» **Record list**

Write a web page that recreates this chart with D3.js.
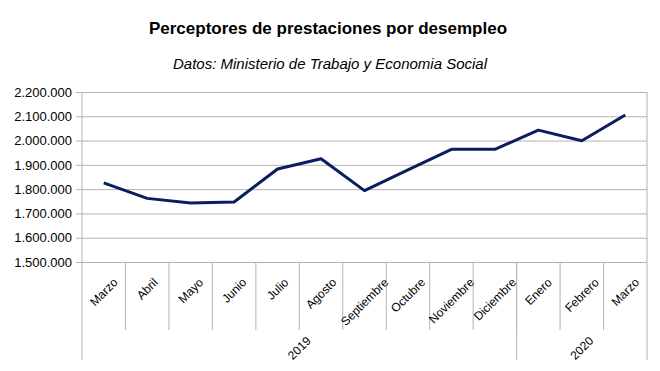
<!DOCTYPE html>
<html><head><meta charset="utf-8">
<script src="https://cdn.jsdelivr.net/npm/d3@7"></script>
<style>body{margin:0;background:#fff}svg{display:block}text{font-family:"Liberation Sans",Arial,sans-serif}</style>
</head><body>
<script>
const months = ["Marzo","Abril","Mayo","Junio","Julio","Agosto","Septiembre","Octubre","Noviembre","Diciembre","Enero","Febrero","Marzo"];
const values = [1826000,1762000,1743000,1747000,1883000,1925000,1794000,1879000,1964000,1964000,2043000,1999000,2105000];
const yearLabels = ["2019","2020"];
const yearSpans = [10,3];
const yTicks = [1500000,1600000,1700000,1800000,1900000,2000000,2100000,2200000];
const title = "Perceptores de prestaciones por desempleo";
const subtitle = "Datos: Ministerio de Trabajo y Economia Social";

const W=660,H=371;
const svg=d3.select("body").append("svg").attr("width",W).attr("height",H);
const L=82,R=647,T=92,B=262;
const x=d3.scaleBand().domain(d3.range(months.length)).range([L,R]);
const y=d3.scaleLinear().domain([1500000,2200000]).range([B,T]);
const loc=d3.formatLocale({decimal:",",thousands:".",grouping:[3],currency:["",""]});
const fmt=loc.format(",.0f");
const grid="#b3b3b3";

svg.append("text").attr("x",328).attr("y",34).attr("text-anchor","middle")
  .attr("font-size",17).attr("font-weight","bold").text(title);
svg.append("text").attr("x",330).attr("y",69).attr("text-anchor","middle")
  .attr("font-size",15).attr("font-style","italic").text(subtitle);

// y axis with gridlines
const ya=svg.append("g").attr("transform",`translate(${L},0)`)
  .call(d3.axisLeft(y).tickValues(yTicks).tickFormat(fmt).tickSize(6).tickPadding(4));
ya.select(".domain").remove();
ya.selectAll(".tick line").attr("stroke",grid).attr("x2",R-L);
ya.selectAll(".tick line").attr("x1",-6);
ya.selectAll(".tick text").attr("font-size",13).attr("fill","#000").attr("font-family",'"Liberation Sans",Arial,sans-serif');

// frame lines
svg.append("line").attr("x1",L).attr("x2",L).attr("y1",T).attr("y2",360).attr("stroke",grid);
svg.append("line").attr("x1",R).attr("x2",R).attr("y1",T).attr("y2",360).attr("stroke",grid);

// month separators
d3.range(1,months.length).forEach(i=>{
  svg.append("line").attr("x1",x(i)).attr("x2",x(i)).attr("y1",B).attr("y2",330).attr("stroke",grid);
});
// year separators
let acc=0;
const yearStarts=[];
yearSpans.forEach(s=>{yearStarts.push(acc);acc+=s;});
yearStarts.forEach((s,i)=>{
  if(s>0) svg.append("line").attr("x1",x(s)).attr("x2",x(s)).attr("y1",B).attr("y2",360).attr("stroke",grid);
});

// month labels
months.forEach((m,i)=>{
  const cx=x(i)+x.bandwidth()/2;
  const t=svg.append("text").attr("font-size",12).attr("text-anchor","middle").attr("dy","0.35em").text(m);
  const w=t.node().getComputedTextLength();
  const cy=277+(w+9)/(2*Math.SQRT2);
  t.attr("x",cx).attr("y",cy).attr("transform",`rotate(-45,${cx},${cy})`);
});
// year labels
yearLabels.forEach((yl,i)=>{
  const s=yearStarts[i],e=s+yearSpans[i];
  const cx=(x(s)+(e<months.length?x(e):R))/2;
  const cy=348;
  svg.append("text").attr("font-size",12).attr("text-anchor","middle").attr("dy","0.35em")
    .attr("x",cx).attr("y",cy).attr("transform",`rotate(-45,${cx},${cy})`).text(yl);
});

// line
const line=d3.line().x((d,i)=>x(i)+x.bandwidth()/2).y(d=>y(d));
svg.append("path").datum(values).attr("d",line).attr("fill","none")
  .attr("stroke","#0a1d5e").attr("stroke-width",3).attr("stroke-linejoin","round");
</script>
</body></html>
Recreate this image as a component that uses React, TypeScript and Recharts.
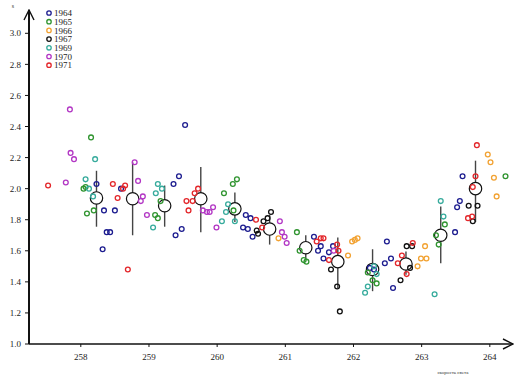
import React from 'react';
import { ScatterChart, Scatter, XAxis, YAxis, ErrorBar, ReferenceLine } from 'recharts';

type Pt = [number, number];

const years = ['1964', '1965', '1966', '1967', '1969', '1970', '1971'];
const colors = ['#1c1c8f', '#2f942f', '#f2a232', '#111111', '#36ab9c', '#b236c4', '#e3262a'];

const pts1964: Pt[] = [
  [258.23, 2.03], [258.34, 1.86], [258.5, 1.86], [258.38, 1.72], [258.43, 1.72], [258.32, 1.61],
  [258.59, 2.0], [259.36, 2.03], [259.44, 2.08], [259.53, 2.41], [259.39, 1.7], [259.48, 1.74],
  [260.42, 1.83], [260.49, 1.81], [260.38, 1.75], [260.45, 1.74], [260.52, 1.69], [261.42, 1.69],
  [261.52, 1.63], [261.48, 1.6], [261.7, 1.63], [261.64, 1.59], [261.56, 1.55], [262.49, 1.66],
  [262.46, 1.52], [262.55, 1.55], [262.58, 1.36], [262.24, 1.49], [262.3, 1.48], [263.49, 1.72],
  [263.52, 1.88], [263.56, 1.92], [263.6, 2.08],
];
const pts1965: Pt[] = [
  [258.15, 2.33], [258.04, 2.0], [258.07, 2.01], [258.09, 1.84], [258.19, 1.86], [259.17, 1.92],
  [259.09, 1.83], [259.13, 1.81], [260.29, 2.06], [260.23, 2.03], [260.1, 1.97], [260.24, 1.86],
  [261.17, 1.72], [261.21, 1.6], [261.27, 1.54], [261.31, 1.53], [262.21, 1.46], [262.28, 1.41],
  [262.34, 1.39], [263.25, 1.64], [263.34, 1.77], [263.21, 1.7], [264.23, 2.08],
];
const pts1966: Pt[] = [
  [260.9, 1.68], [261.98, 1.66], [262.02, 1.67], [262.06, 1.68], [261.92, 1.57], [263.05, 1.63],
  [262.99, 1.55], [263.07, 1.55], [262.94, 1.5], [263.97, 2.22], [264.01, 2.17], [264.06, 2.07],
  [264.1, 1.95],
];
const pts1967: Pt[] = [
  [260.79, 1.85], [260.74, 1.81], [260.68, 1.79], [260.58, 1.73], [260.6, 1.71], [261.67, 1.48],
  [261.76, 1.37], [261.8, 1.21], [262.78, 1.63], [262.86, 1.63], [262.69, 1.41], [262.83, 1.49],
  [263.69, 1.89], [263.82, 1.89], [263.75, 1.79],
];
const pts1969: Pt[] = [
  [258.07, 2.06], [258.21, 2.19], [258.12, 2.0], [258.18, 1.95], [259.13, 2.03], [259.19, 2.0],
  [259.1, 1.97], [259.06, 1.75], [260.16, 1.9], [260.13, 1.85], [260.07, 1.79], [260.26, 1.79],
  [262.17, 1.33], [262.21, 1.37], [262.3, 1.5], [262.34, 1.45], [263.28, 1.92], [263.32, 1.82],
  [263.19, 1.32],
];
const pts1970: Pt[] = [
  [257.84, 2.51], [257.85, 2.23], [257.9, 2.19], [257.78, 2.04], [258.79, 2.17], [258.84, 2.05],
  [258.91, 1.95], [258.88, 1.92], [258.97, 1.83], [259.79, 1.86], [259.85, 1.85], [259.89, 1.85],
  [259.94, 1.88], [259.99, 1.75], [260.92, 1.79], [260.95, 1.72], [260.99, 1.69], [261.02, 1.65],
  [261.71, 1.6],
];
const pts1971: Pt[] = [
  [257.52, 2.02], [258.47, 2.03], [258.54, 1.94], [258.65, 2.02], [258.62, 2.0], [258.69, 1.48],
  [259.55, 1.92], [259.64, 1.92], [259.58, 1.86], [259.67, 1.97], [259.72, 2.0], [260.57, 1.8],
  [260.66, 1.75], [261.46, 1.66], [261.52, 1.68], [261.56, 1.68], [261.78, 1.6], [261.76, 1.64],
  [261.64, 1.54], [262.71, 1.57], [262.65, 1.52], [262.87, 1.65], [262.78, 1.45], [263.81, 2.28],
  [263.79, 2.08], [263.75, 2.01], [263.68, 1.81], [263.74, 1.82],
];

// group means with their spread
const meanX = [258.23, 258.76, 259.23, 259.76, 260.26, 260.77, 261.3, 261.77, 262.28, 262.77, 263.28, 263.79];
const meanY = [1.94, 1.935, 1.89, 1.935, 1.87, 1.74, 1.62, 1.53, 1.48, 1.515, 1.7, 2.0];
const meanLow = [1.755, 1.7, 1.755, 1.72, 1.785, 1.64, 1.54, 1.36, 1.34, 1.445, 1.52, 1.785];
const meanHigh = [2.115, 2.17, 2.02, 2.14, 1.975, 1.83, 1.7, 1.685, 1.61, 1.595, 1.885, 2.18];

const xTicks = [258, 259, 260, 261, 262, 263, 264];
const yTicks = [1.0, 1.2, 1.4, 1.6, 1.8, 2.0, 2.2, 2.4, 2.6, 2.8, 3.0];
const xMin = 257.24;
const yMax = 3.15;

const allPts = [pts1964, pts1965, pts1966, pts1967, pts1969, pts1970, pts1971];
const series = years.map((name, i) => ({
  name,
  color: colors[i],
  data: allPts[i].map(([x, y]) => ({ x, y })),
}));

const means = meanX.map((x, i) => ({
  x,
  y: meanY[i],
  err: [meanY[i] - meanLow[i], meanHigh[i] - meanY[i]],
}));

const FONT = '"Liberation Serif", "DejaVu Serif", serif';

const ring = (color: string) => (p: any) => (
  <circle cx={p.cx} cy={p.cy} r={2.4} fill="none" stroke={color} strokeWidth={1.3} />
);

const bigRing = (p: any) => (
  <circle cx={p.cx} cy={p.cy} r={6.2} fill="#fff" stroke="#111" strokeWidth={1.2} />
);

const noDot = () => <g />;

export default function App() {
  return (
    <div style={{ position: 'absolute', left: 0, top: 0, width: 525, height: 380, background: '#fff' }}>
      <ScatterChart
        width={525}
        height={380}
        margin={{ top: 10, right: 12, left: 0, bottom: 0 }}
        style={{ fontFamily: FONT }}
      >
        <defs>
          <marker
            id="arrowEnd"
            viewBox="0 0 12 12"
            refX="11"
            refY="6"
            markerWidth="12"
            markerHeight="12"
            markerUnits="userSpaceOnUse"
            orient="auto"
          >
            <path d="M1 1 L11 6 L1 11" fill="none" stroke="#111" strokeWidth={1.4} />
          </marker>
        </defs>
        <XAxis
          type="number"
          dataKey="x"
          domain={[xMin, 264.34]}
          ticks={xTicks}
          allowDataOverflow
          height={36}
          tickSize={3}
          tickMargin={7}
          axisLine={{ stroke: '#111', strokeWidth: 1.6, markerEnd: 'url(#arrowEnd)' }}
          tickLine={{ stroke: '#111' }}
          tick={{ fontSize: 9, fill: '#222', fontFamily: FONT }}
        />
        <YAxis
          type="number"
          dataKey="y"
          domain={[1, yMax]}
          ticks={yTicks}
          allowDataOverflow
          width={29}
          tickSize={4}
          tickMargin={4}
          tickFormatter={(v: number) => v.toFixed(1)}
          axisLine={{ stroke: '#111', strokeWidth: 1.8 }}
          tickLine={{ stroke: '#111' }}
          tick={{ fontSize: 9, fill: '#222', fontFamily: FONT }}
        />
        <ReferenceLine
          segment={[{ x: xMin, y: 1 }, { x: xMin, y: yMax }]}
          stroke="#111"
          strokeWidth={1.8}
          markerEnd="url(#arrowEnd)"
          ifOverflow="visible"
        />
        <Scatter name="spread" data={means} shape={noDot} isAnimationActive={false}>
          <ErrorBar dataKey="err" direction="y" width={0} stroke="#444" strokeWidth={1.4} />
        </Scatter>
        <Scatter name="mean" data={means} shape={bigRing} isAnimationActive={false} />
        {series.map((s) => (
          <Scatter key={s.name} name={s.name} data={s.data} shape={ring(s.color)} isAnimationActive={false} />
        ))}
        <text x={13} y={8} fontSize={6} fill="#333" fontFamily={FONT} textAnchor="middle">s</text>
        <text x={453} y={374} fontSize={5} fill="#333" fontFamily={FONT} textAnchor="middle">скорость света</text>
        {series.map((s, i) => (
          <g key={'lg' + s.name}>
            <circle cx={49} cy={13 + i * 8.7} r={2.2} fill="none" stroke={s.color} strokeWidth={1.3} />
            <text x={54} y={16.2 + i * 8.7} fontSize={9} fill="#222" fontFamily={FONT}>
              {s.name}
            </text>
          </g>
        ))}
      </ScatterChart>
    </div>
  );
}
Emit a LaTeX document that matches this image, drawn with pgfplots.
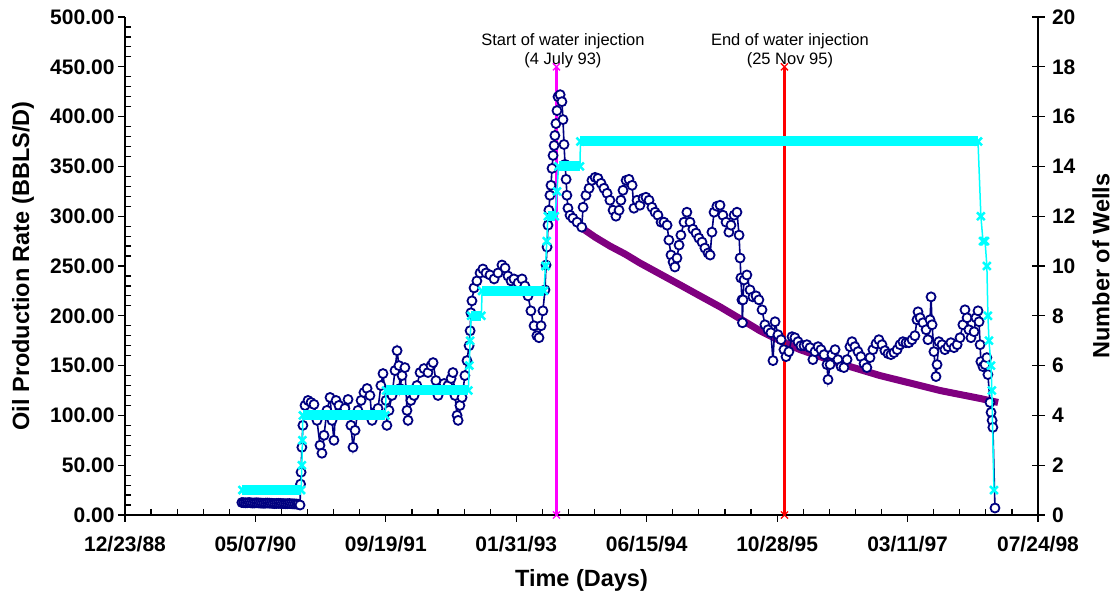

» **Work required**
Check the data for the word "React" and pull out the lines that have it.

» **The solution**
Recreate this image as a component that uses React, TypeScript and Recharts.
import React from 'react';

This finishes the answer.